Goal:
Show all lines from the data that include the word "this".

Dataset excerpts:

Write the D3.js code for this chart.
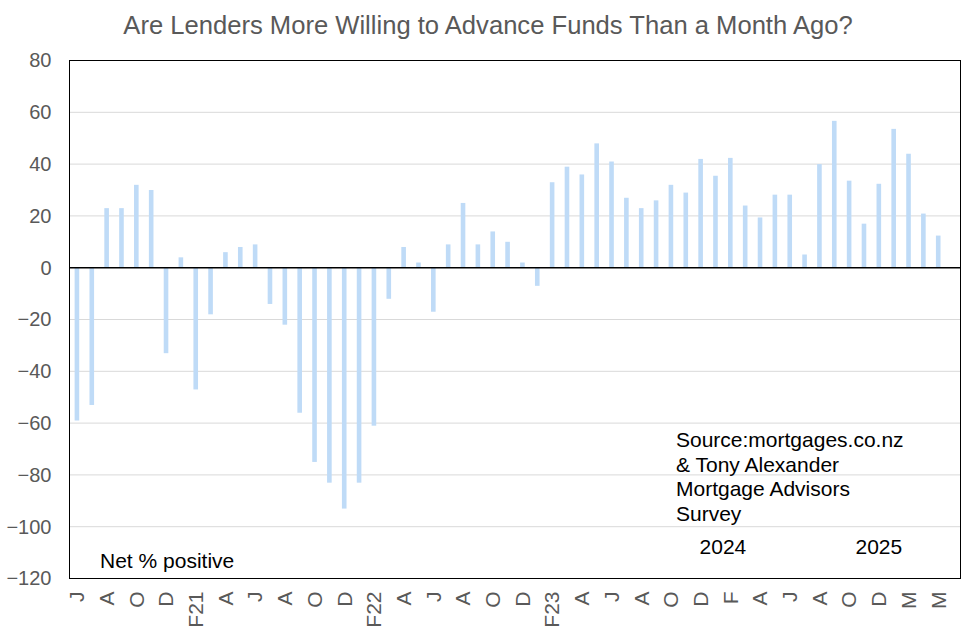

---

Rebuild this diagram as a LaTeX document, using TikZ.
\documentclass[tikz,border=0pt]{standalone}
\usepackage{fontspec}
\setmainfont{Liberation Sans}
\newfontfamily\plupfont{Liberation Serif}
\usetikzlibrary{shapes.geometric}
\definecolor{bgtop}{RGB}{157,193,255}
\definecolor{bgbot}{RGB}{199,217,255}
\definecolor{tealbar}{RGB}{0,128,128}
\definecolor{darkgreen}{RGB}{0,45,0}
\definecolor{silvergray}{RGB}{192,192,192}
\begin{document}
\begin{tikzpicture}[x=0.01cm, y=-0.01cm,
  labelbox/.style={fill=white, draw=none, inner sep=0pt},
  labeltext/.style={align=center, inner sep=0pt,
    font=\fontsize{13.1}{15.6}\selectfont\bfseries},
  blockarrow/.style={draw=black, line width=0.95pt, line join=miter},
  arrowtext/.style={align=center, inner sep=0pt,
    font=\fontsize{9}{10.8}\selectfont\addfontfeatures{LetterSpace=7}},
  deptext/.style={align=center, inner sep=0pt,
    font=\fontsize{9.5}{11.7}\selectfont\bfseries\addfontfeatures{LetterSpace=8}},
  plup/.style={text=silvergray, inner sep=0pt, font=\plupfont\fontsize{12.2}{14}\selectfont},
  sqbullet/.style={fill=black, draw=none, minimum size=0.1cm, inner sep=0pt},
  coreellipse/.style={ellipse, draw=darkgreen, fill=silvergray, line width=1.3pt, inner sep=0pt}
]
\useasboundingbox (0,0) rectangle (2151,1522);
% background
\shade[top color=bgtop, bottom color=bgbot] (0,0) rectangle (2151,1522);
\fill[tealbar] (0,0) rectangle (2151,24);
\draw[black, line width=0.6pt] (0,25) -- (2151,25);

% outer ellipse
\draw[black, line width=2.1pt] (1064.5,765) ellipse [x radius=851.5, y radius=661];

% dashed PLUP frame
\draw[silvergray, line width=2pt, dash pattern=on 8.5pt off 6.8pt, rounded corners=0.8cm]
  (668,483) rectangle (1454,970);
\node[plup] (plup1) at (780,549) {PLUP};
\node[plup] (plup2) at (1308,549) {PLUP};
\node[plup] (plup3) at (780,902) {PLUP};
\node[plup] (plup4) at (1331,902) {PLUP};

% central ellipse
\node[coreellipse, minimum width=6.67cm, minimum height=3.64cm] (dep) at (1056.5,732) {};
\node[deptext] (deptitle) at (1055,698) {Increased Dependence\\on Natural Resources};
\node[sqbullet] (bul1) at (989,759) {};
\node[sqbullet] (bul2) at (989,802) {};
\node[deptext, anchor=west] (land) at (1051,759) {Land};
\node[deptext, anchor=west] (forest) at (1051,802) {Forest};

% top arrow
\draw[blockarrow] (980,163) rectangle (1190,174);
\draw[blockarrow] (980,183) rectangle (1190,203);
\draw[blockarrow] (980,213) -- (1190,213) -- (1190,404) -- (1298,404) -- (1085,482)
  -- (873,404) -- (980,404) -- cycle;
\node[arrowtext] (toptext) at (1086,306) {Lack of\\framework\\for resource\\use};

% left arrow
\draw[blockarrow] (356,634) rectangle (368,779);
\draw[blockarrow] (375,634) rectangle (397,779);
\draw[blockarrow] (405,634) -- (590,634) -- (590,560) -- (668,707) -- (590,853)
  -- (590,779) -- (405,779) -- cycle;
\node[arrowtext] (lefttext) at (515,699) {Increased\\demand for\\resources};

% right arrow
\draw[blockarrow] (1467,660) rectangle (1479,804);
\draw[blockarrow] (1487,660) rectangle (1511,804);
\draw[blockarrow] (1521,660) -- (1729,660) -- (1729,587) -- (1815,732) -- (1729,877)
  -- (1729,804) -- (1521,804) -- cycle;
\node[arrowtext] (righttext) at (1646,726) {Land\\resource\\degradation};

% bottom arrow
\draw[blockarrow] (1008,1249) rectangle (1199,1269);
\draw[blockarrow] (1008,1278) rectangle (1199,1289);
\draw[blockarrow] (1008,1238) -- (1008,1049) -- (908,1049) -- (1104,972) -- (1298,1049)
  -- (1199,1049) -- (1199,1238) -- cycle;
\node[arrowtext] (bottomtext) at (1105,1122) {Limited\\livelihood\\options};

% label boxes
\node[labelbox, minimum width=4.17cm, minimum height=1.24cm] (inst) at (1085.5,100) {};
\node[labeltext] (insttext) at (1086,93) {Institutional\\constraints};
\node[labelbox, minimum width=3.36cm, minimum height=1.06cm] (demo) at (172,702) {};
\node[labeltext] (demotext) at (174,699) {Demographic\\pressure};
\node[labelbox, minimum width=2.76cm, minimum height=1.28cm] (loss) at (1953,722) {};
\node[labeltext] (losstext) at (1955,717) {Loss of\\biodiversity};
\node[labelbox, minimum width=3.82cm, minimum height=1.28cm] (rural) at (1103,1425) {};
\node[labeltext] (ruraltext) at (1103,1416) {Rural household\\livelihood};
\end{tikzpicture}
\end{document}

Solution to the exercise:
Write the D3.js code for this chart.
Rebuild this diagram as a LaTeX document, using TikZ.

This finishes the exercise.